Crime Library: Criminal Minds and Methods

Kevin Neal, Convicted of Murder by Forensic Entomology

The Body Farmer

On a three-acre patch of land outside Knoxville, Tennessee, where the University of Tennessee used to burn its trash, lies the Department of Anthropology's Research Facility. From looking at the high chain-link fence surrounding the site, one wouldn't think much of the operation, but there is no other research station quite like it anywhere in the United States. At the U-T Anthropology Research Facility, some of the most advanced forensic experimentation is being conducted, 24-hours a day, seven days a week. The knowledge gleaned from the facility over the past 25 years has advanced the science of forensic anthropology and provided scientists and law enforcement with more knowledge about the fate of post-mortem remains than the previous 200 years.

Book cover: Death's Acre
Book cover: Death's Acre

Better known as "The Body Farm," the Anthropology Research Facility is the creation of Dr. William Bass, the nation's foremost forensic anthropologist. Bass, who has consulted on literally hundreds of criminal investigations, created the facility to "systematically study human bodies by the dozens," he wrote in his book about the Body Farm, Death's Acre.

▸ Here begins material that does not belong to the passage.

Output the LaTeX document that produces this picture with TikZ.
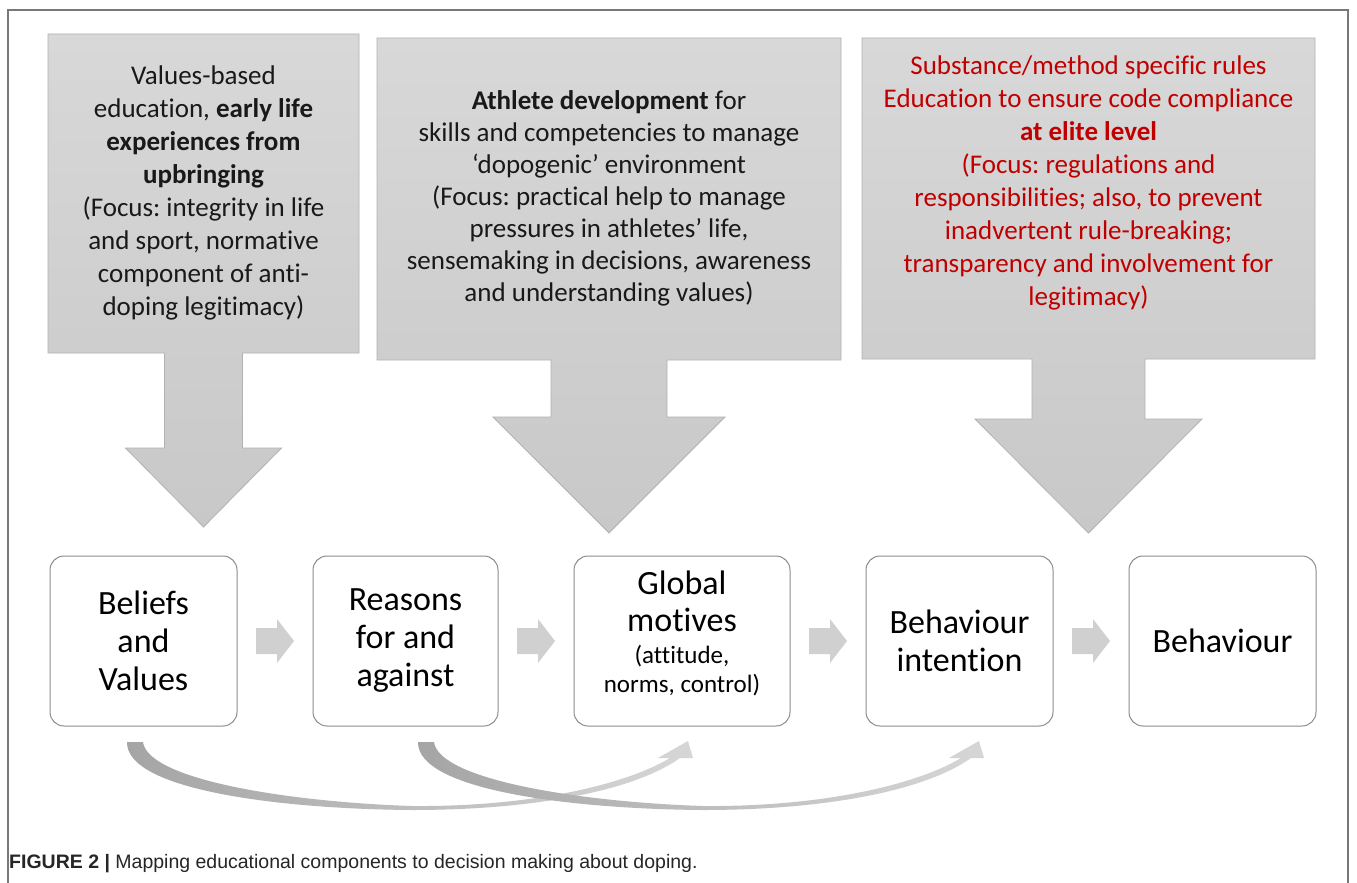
\documentclass[tikz,border=0pt]{standalone}
\usepackage{fontspec}
\setmainfont{Carlito}[Ligatures=NoCommon]
\newfontfamily\capfont{Liberation Sans}
\usetikzlibrary{positioning,calc}
\frenchspacing

\definecolor{boxtop}{RGB}{216,216,216}
\definecolor{boxgray}{RGB}{200,200,200}
\definecolor{boxline}{RGB}{178,178,178}
\definecolor{framegray}{RGB}{120,120,120}
\definecolor{stageline}{RGB}{140,140,140}
\definecolor{smallgray}{RGB}{208,208,208}
\definecolor{textred}{RGB}{192,0,0}
\definecolor{curvedark}{RGB}{165,165,165}
\definecolor{curvelight}{RGB}{214,214,214}

\begin{document}
\begin{tikzpicture}[
    x=1pt, y=-1pt, node distance=75pt,
    callout/.style={top color=boxtop, bottom color=boxgray, draw=boxline, line width=0.8pt},
    calltext/.style={align=center, font=\fontsize{27}{33}\selectfont, text=black!90},
    stage/.style={draw=stageline, line width=1pt, rounded corners=14pt, fill=white,
        minimum height=170pt, align=center, font=\fontsize{34}{38}\selectfont, inner sep=0pt},
    nextarrow/.style={fill=smallgray},
    bendarrow/.style={left color=curvedark, right color=curvelight, draw=none}
]
\useasboundingbox (0,0) rectangle (1357,883);
\fill[white] (0,0) rectangle (1357,883);
\draw[framegray, line width=1.2pt] (8,890) -- (8,10) -- (1348,10) -- (1348,890);

% education callouts
\path[callout] (48,34) -- (359,34) -- (359,353) -- (242.5,353) -- (242.5,448) -- (281.5,448)
  -- (203.5,527) -- (125.5,448) -- (164.5,448) -- (164.5,353) -- (48,353) -- cycle;
\path[callout] (377,38) -- (841,38) -- (841,360) -- (667,360) -- (667,417) -- (725,417)
  -- (609,533) -- (493,417) -- (551,417) -- (551,360) -- (377,360) -- cycle;
\path[callout] (862,38) -- (1315,38) -- (1315,359) -- (1145,359) -- (1145,419) -- (1202,419)
  -- (1088.5,533) -- (975,419) -- (1032,419) -- (1032,359) -- (862,359) -- cycle;

\node[calltext] (values) at (203.5,193) {Values-based\\education, \textbf{early life}\\
  \textbf{experiences from}\\\textbf{upbringing}\\(Focus: integrity in life\\
  and sport, normative\\component of anti-\\doping legitimacy)};
\node[calltext, font=\fontsize{27}{32}\selectfont] (athlete) at (609,198) {\textbf{Athlete development} for\\
  skills and competencies to manage\\‘dopogenic’ environment\\(Focus: practical help to manage\\
  pressures in athletes’ life,\\sensemaking in decisions, awareness\\and understanding values)};
\node[calltext, text=textred] (rules) at (1088.5,183) {Substance/method specific rules\\
  Education to ensure code compliance\\\textbf{at elite level}\\(Focus: regulations and\\
  responsibilities; also, to prevent\\inadvertent rule-breaking;\\
  transparency and involvement for\\legitimacy)};

% decision stages
\node[stage, minimum width=187pt] (beliefs) at (143.5,641) {Beliefs\\and\\Values};
\node[stage, minimum width=185pt, right=of beliefs] (reasons) {Reasons\\for and\\against};
\node[stage, minimum width=216pt, right=of reasons] (motives) {Global\\[-1pt]motives\\[-6pt]
  {\fontsize{25}{29}\selectfont (attitude,}\\[-9pt]{\fontsize{25}{29}\selectfont norms, control)}\rule[-19pt]{0pt}{19pt}};
\node[stage, minimum width=187pt, right=of motives] (intention) {Behaviour\\intention};
\node[stage, minimum width=187pt, right=of intention] (behaviour) {Behaviour};

\foreach \a/\b in {beliefs/reasons,reasons/motives,motives/intention,intention/behaviour}
  \fill[nextarrow] ($(\a.east)!0.5!(\b.west)$) ++(-19,-13) -- ++(21,0) -- ++(0,-9) -- ++(17,22)
    -- ++(-17,22) -- ++(0,-9) -- ++(-21,0) -- cycle;

% curved links below
\path[bendarrow] (127,742) -- (143,742) .. controls (148,780) and (290,802) .. (412,806)
  .. controls (530,807) and (625,785) .. (670,758) -- (658,758) -- (688,741) -- (693,758) -- (680,758)
  .. controls (632,792) and (530,810) .. (412,810) .. controls (280,809) and (126,790) .. (127,742) -- cycle;
\begin{scope}[xshift=291pt]
\path[bendarrow] (127,742) -- (143,742) .. controls (148,780) and (290,802) .. (412,806)
  .. controls (530,807) and (625,785) .. (670,758) -- (658,758) -- (688,741) -- (693,758) -- (680,758)
  .. controls (632,792) and (530,810) .. (412,810) .. controls (280,809) and (126,790) .. (127,742) -- cycle;
\end{scope}

\node[anchor=base west, inner sep=0pt, text=black!85, font=\capfont\fontsize{19.5}{23}\selectfont] (caption)
  at (9,868) {\textbf{FIGURE 2 |} Mapping educational components to decision making about doping.};
\end{tikzpicture}
\end{document}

Back in 1980, Bass, then the head of the University of Tennessee's Anthropology Department, managed to convince the university that such research was not gruesome or disrespectful, but was essential to advance the science of anthropology. It was Bass's goal to create a place "where nature would be allowed to take its course with mortal flesh, under a variety of experimental conditions ... We would pick up where Sung T'zu had left off seven centuries before."

Over time, the Body Farm and Dr. Bass earned a reputation for excellence in post-mortem research. So, it wasn't unusual for Kevin Neal's lead defense counsel, Greg Meyers, to summon Dr. Bass — normally a witness for the prosecution — to the Neal trial as part of his effort to cast doubt on the State's case that India and Cody had been killed on July 9.

An expert in decomposition, Dr. Bass testified shortly after Dr. Robert Hall, providing the jurors and courtroom observers with an opportunity to see two of forensic science's greatest pioneers in action on the same day. It was Meyers's hope that Bass would be able to convince the jury that the state of the children's remains was inconsistent with the state's theory of the case.